Exercise. Repeat the records in full and exactly, omitting pictures.

— start Dataset entries —

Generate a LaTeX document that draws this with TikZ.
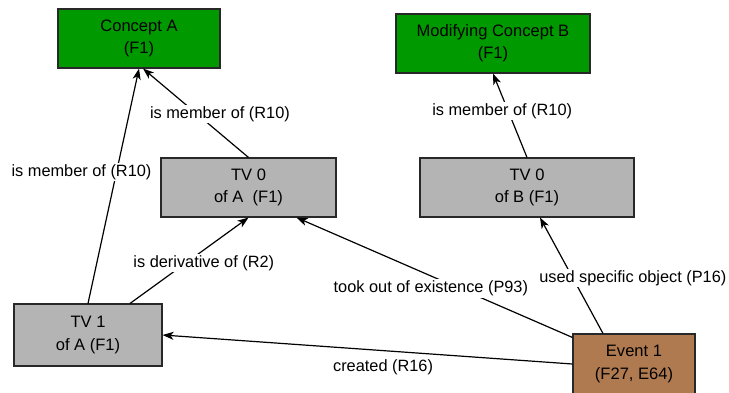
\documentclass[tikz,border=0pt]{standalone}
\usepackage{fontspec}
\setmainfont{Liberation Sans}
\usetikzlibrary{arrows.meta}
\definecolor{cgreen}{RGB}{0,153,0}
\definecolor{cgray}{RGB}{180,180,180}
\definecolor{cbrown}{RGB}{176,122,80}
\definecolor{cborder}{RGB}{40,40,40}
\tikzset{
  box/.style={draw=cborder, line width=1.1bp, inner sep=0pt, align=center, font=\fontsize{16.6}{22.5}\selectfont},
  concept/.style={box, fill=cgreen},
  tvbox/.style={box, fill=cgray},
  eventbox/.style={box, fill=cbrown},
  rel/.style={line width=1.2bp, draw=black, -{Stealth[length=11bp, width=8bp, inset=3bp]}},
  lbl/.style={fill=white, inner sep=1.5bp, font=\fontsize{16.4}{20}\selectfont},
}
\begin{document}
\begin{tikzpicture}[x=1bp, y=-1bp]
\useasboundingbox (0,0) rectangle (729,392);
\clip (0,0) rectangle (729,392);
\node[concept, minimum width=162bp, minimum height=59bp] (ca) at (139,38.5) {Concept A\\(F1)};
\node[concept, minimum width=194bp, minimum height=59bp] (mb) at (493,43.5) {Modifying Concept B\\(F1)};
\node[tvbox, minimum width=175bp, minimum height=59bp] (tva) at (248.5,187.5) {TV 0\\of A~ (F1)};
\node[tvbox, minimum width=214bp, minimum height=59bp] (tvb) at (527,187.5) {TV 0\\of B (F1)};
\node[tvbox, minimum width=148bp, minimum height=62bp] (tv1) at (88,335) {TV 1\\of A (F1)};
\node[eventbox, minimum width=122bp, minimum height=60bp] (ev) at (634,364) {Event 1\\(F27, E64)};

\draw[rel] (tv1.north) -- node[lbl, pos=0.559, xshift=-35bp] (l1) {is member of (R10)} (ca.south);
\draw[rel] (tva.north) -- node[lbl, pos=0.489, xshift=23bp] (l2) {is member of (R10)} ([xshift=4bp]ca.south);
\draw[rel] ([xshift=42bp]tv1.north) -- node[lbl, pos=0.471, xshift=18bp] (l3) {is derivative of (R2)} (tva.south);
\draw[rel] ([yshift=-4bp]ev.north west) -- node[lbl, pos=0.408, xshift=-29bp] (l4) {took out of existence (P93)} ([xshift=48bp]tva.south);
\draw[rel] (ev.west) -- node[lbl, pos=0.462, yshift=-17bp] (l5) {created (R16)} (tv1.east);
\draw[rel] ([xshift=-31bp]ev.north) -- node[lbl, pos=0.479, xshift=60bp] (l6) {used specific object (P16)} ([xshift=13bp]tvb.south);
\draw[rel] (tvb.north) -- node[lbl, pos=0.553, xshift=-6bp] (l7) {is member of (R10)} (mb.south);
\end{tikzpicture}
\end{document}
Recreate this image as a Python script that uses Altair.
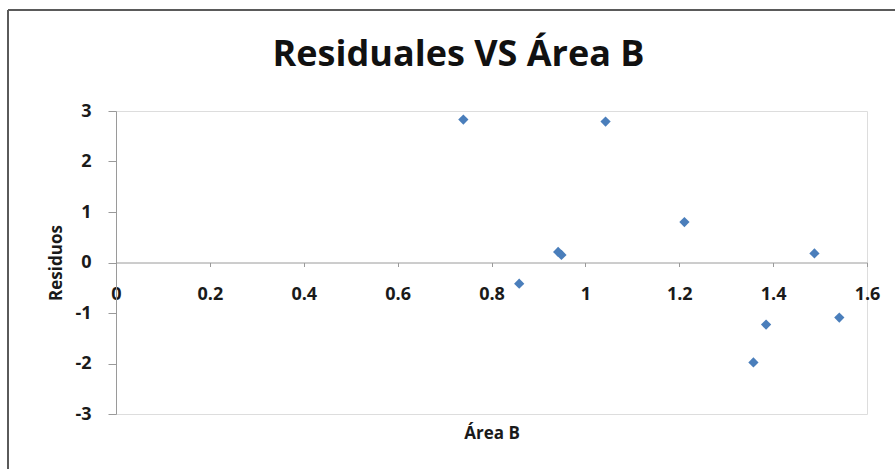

— end Dataset entries —

The completed task.
Generate a LaTeX document that draws this with TikZ.
\documentclass[tikz,border=0pt]{standalone}
\usepackage{fontspec}
\setmainfont{Liberation Sans}
\usetikzlibrary{arrows.meta}
\definecolor{cgreen}{RGB}{0,153,0}
\definecolor{cgray}{RGB}{180,180,180}
\definecolor{cbrown}{RGB}{176,122,80}
\definecolor{cborder}{RGB}{40,40,40}
\tikzset{
  box/.style={draw=cborder, line width=1.1bp, inner sep=0pt, align=center, font=\fontsize{16.6}{22.5}\selectfont},
  concept/.style={box, fill=cgreen},
  tvbox/.style={box, fill=cgray},
  eventbox/.style={box, fill=cbrown},
  rel/.style={line width=1.2bp, draw=black, -{Stealth[length=11bp, width=8bp, inset=3bp]}},
  lbl/.style={fill=white, inner sep=1.5bp, font=\fontsize{16.4}{20}\selectfont},
}
\begin{document}
\begin{tikzpicture}[x=1bp, y=-1bp]
\useasboundingbox (0,0) rectangle (729,392);
\clip (0,0) rectangle (729,392);
\node[concept, minimum width=162bp, minimum height=59bp] (ca) at (139,38.5) {Concept A\\(F1)};
\node[concept, minimum width=194bp, minimum height=59bp] (mb) at (493,43.5) {Modifying Concept B\\(F1)};
\node[tvbox, minimum width=175bp, minimum height=59bp] (tva) at (248.5,187.5) {TV 0\\of A~ (F1)};
\node[tvbox, minimum width=214bp, minimum height=59bp] (tvb) at (527,187.5) {TV 0\\of B (F1)};
\node[tvbox, minimum width=148bp, minimum height=62bp] (tv1) at (88,335) {TV 1\\of A (F1)};
\node[eventbox, minimum width=122bp, minimum height=60bp] (ev) at (634,364) {Event 1\\(F27, E64)};

\draw[rel] (tv1.north) -- node[lbl, pos=0.559, xshift=-35bp] (l1) {is member of (R10)} (ca.south);
\draw[rel] (tva.north) -- node[lbl, pos=0.489, xshift=23bp] (l2) {is member of (R10)} ([xshift=4bp]ca.south);
\draw[rel] ([xshift=42bp]tv1.north) -- node[lbl, pos=0.471, xshift=18bp] (l3) {is derivative of (R2)} (tva.south);
\draw[rel] ([yshift=-4bp]ev.north west) -- node[lbl, pos=0.408, xshift=-29bp] (l4) {took out of existence (P93)} ([xshift=48bp]tva.south);
\draw[rel] (ev.west) -- node[lbl, pos=0.462, yshift=-17bp] (l5) {created (R16)} (tv1.east);
\draw[rel] ([xshift=-31bp]ev.north) -- node[lbl, pos=0.479, xshift=60bp] (l6) {used specific object (P16)} ([xshift=13bp]tvb.south);
\draw[rel] (tvb.north) -- node[lbl, pos=0.553, xshift=-6bp] (l7) {is member of (R10)} (mb.south);
\end{tikzpicture}
\end{document}
Recreate this image as a Python script that uses Altair.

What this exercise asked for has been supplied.